Since returning from CES, the number one question I get from all my friends has been “did you see that cool tablet?” Typically I have to ask them which tablet they are referring to and then I have to tell them that it won’t be available for quite some time. The truth is, most tablets that were unveiled at CES will hit store shelves in the next month or two (whenever Google gets the chance to put the finishing touches on Honeycomb) but you’ll still have to march into your local service provider’s store and sign a contract if you don’t have $600 or more to shell out.
So what’s the best Android tablet option? Right now, the Samsung Galaxy Tab is the clear choice, but the price is simply too much for most. Yes, the price is dropping, but most people simply can’t justify spending more on an Android tablet than they would on a more useful netbook. For me and my wife, the best tablet option was the one we already had, the NOOKcolor. At $250, the Nook Color is certainly the cheapest Android tablet on the market. The only catch is that you’ll need to void your warranty and root the device in order to get any tablet functionality out of it.
Out of the box, the Nook Color is one of the most capable eReaders on the market. It features a 7″ 1024×600 IPS color display, an 800 MHz Ti OMAP 3621 processor with a PowerVR SGX530 GPU, 512 MB of RAM, and an ample 8 GB of internal storage. Barnes and Noble chose to launch the eReader with Android 2.1 which allows users to play games, browse the web, view documents, listen to music, and of course download, read and share eBooks. But if you’re looking to a bit more functionality, the beefy specs also gives you the opportunity to easily turn the NOOKcolor into an extremely capable Android tablet.
Rooting the NOOKcolor is almost as easy as counting to three. When developers first gained root access, it looked like it was a daunting task. Fortunately, things have come a long way in the past few months. Now, all you need is a spare microSD card and about ten minutes of spare time. I won’t go into all the details since there are about a million tutorials already out on the web, but if you’re interested in rooting your NOOKcolor I would highly suggest you check out the YouTube video by huskermania.
I guess now you probably want to know how the NOOKcolor stacks up against the Samsung Galaxy Tab. You want the truth? Well… the Galaxy Tab is a much better tablet than the NOOKcolor. But the fact that the NOOKcolor costs half what you’ll pay for the Galaxy Tab goes a long way to even out the score. By rooting the NOOKcolor you gain access to the Android Market which in turn opens up endless possibilities. With apps like ADWLauncher you can customize your home screen and app launcher to your liking, giving the NOOKcolor a more “traditional” Android tablet feel.
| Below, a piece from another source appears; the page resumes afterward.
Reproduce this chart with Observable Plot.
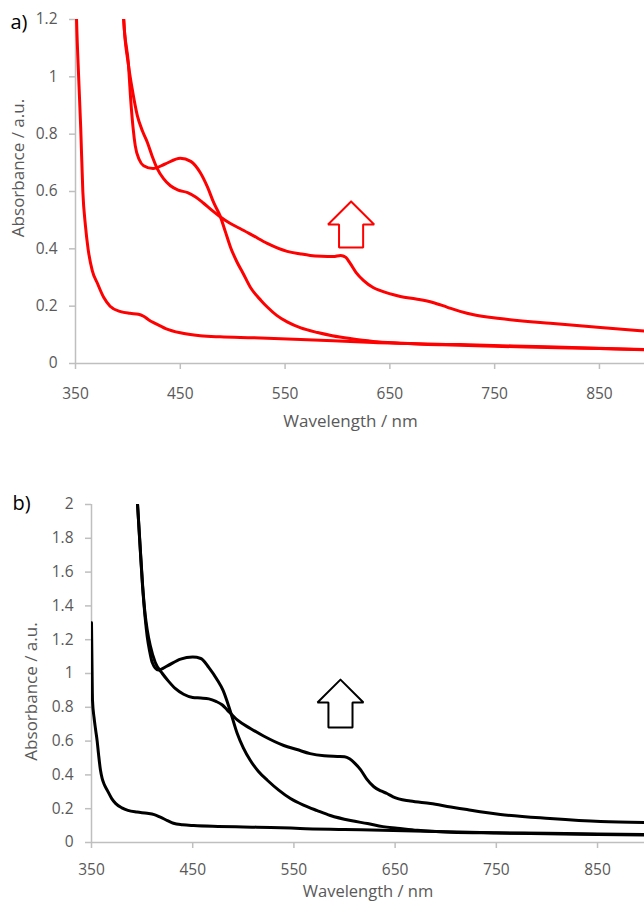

Since the NOOKcolor was never intended to operate as a tablet, there are some limitations and disadvantages in how the NOOKcolor operates. The main example is the fact that the device only features one button (Home) under the screen. Developers have added a few soft keys (Back and Menu) into the NOOKcolor’s notification/menu bar, but things get a little tricky when you’re in an app or game that expands to use the full screen.
With the NOOKcolor, you’ll need to spend a little extra time customizing the tablet feel to your liking. But once things are set up, the NOOKcolor offers a rewarding tablet experience. Over the past few days, my wife and I have used the tablet to play games, surf the web, check Facebook and Twitter and enjoy some pretty entertaining YouTube clips. The Barnes and Noble NOOKcolor may not be the most refined Android tablet currently on the market; but with a reasonably low price point and impressive hardware, the NOOKcolor should keep most of you entertained long enough to pass on the first two or three Honeycomb tablets that hit the market this spring.